Do this: Leaving out the pictures, retype all the material exactly.

* start *

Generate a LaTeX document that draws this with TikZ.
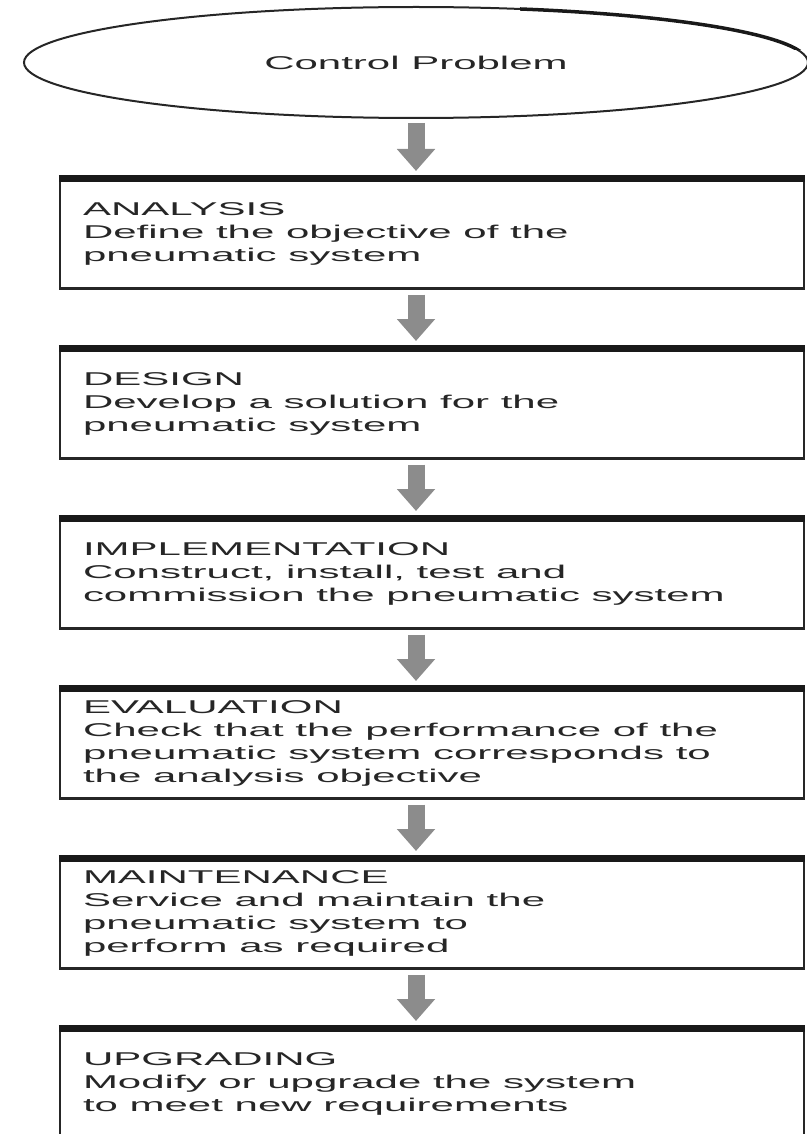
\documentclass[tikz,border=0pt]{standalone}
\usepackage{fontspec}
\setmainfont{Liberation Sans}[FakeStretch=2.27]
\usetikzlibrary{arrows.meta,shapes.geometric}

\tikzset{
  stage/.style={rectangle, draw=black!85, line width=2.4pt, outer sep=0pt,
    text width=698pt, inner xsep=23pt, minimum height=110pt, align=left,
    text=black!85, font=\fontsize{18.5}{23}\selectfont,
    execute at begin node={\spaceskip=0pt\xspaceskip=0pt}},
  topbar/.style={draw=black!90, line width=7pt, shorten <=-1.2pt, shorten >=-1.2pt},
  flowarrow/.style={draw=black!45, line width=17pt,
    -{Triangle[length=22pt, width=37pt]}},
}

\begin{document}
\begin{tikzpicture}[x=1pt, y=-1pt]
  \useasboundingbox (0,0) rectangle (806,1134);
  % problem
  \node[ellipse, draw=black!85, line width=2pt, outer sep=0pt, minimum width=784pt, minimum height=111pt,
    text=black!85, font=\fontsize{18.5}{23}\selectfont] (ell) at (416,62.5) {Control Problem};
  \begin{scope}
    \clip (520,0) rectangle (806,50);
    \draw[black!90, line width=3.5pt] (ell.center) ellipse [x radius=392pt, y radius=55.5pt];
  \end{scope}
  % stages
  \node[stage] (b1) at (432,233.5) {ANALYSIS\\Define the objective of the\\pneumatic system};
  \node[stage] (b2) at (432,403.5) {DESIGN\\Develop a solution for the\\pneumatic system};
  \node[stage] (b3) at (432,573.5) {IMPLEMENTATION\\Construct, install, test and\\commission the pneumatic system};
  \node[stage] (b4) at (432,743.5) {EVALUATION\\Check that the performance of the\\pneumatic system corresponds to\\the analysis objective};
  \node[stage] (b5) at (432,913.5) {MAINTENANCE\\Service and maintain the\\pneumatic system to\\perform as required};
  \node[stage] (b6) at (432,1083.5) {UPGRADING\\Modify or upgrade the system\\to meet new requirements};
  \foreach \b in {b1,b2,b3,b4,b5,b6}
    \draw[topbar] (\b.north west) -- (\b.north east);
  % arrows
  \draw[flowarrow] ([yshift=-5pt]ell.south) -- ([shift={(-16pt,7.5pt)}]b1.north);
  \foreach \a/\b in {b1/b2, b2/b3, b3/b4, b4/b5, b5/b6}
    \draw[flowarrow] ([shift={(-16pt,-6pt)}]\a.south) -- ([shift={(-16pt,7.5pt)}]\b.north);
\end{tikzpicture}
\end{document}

* end *

Output:
Generate a LaTeX document that draws this with TikZ.
\documentclass[tikz,border=0pt]{standalone}
\usepackage{fontspec}
\setmainfont{Liberation Sans}[FakeStretch=2.27]
\usetikzlibrary{arrows.meta,shapes.geometric}

\tikzset{
  stage/.style={rectangle, draw=black!85, line width=2.4pt, outer sep=0pt,
    text width=698pt, inner xsep=23pt, minimum height=110pt, align=left,
    text=black!85, font=\fontsize{18.5}{23}\selectfont,
    execute at begin node={\spaceskip=0pt\xspaceskip=0pt}},
  topbar/.style={draw=black!90, line width=7pt, shorten <=-1.2pt, shorten >=-1.2pt},
  flowarrow/.style={draw=black!45, line width=17pt,
    -{Triangle[length=22pt, width=37pt]}},
}

\begin{document}
\begin{tikzpicture}[x=1pt, y=-1pt]
  \useasboundingbox (0,0) rectangle (806,1134);
  % problem
  \node[ellipse, draw=black!85, line width=2pt, outer sep=0pt, minimum width=784pt, minimum height=111pt,
    text=black!85, font=\fontsize{18.5}{23}\selectfont] (ell) at (416,62.5) {Control Problem};
  \begin{scope}
    \clip (520,0) rectangle (806,50);
    \draw[black!90, line width=3.5pt] (ell.center) ellipse [x radius=392pt, y radius=55.5pt];
  \end{scope}
  % stages
  \node[stage] (b1) at (432,233.5) {ANALYSIS\\Define the objective of the\\pneumatic system};
  \node[stage] (b2) at (432,403.5) {DESIGN\\Develop a solution for the\\pneumatic system};
  \node[stage] (b3) at (432,573.5) {IMPLEMENTATION\\Construct, install, test and\\commission the pneumatic system};
  \node[stage] (b4) at (432,743.5) {EVALUATION\\Check that the performance of the\\pneumatic system corresponds to\\the analysis objective};
  \node[stage] (b5) at (432,913.5) {MAINTENANCE\\Service and maintain the\\pneumatic system to\\perform as required};
  \node[stage] (b6) at (432,1083.5) {UPGRADING\\Modify or upgrade the system\\to meet new requirements};
  \foreach \b in {b1,b2,b3,b4,b5,b6}
    \draw[topbar] (\b.north west) -- (\b.north east);
  % arrows
  \draw[flowarrow] ([yshift=-5pt]ell.south) -- ([shift={(-16pt,7.5pt)}]b1.north);
  \foreach \a/\b in {b1/b2, b2/b3, b3/b4, b4/b5, b5/b6}
    \draw[flowarrow] ([shift={(-16pt,-6pt)}]\a.south) -- ([shift={(-16pt,7.5pt)}]\b.north);
\end{tikzpicture}
\end{document}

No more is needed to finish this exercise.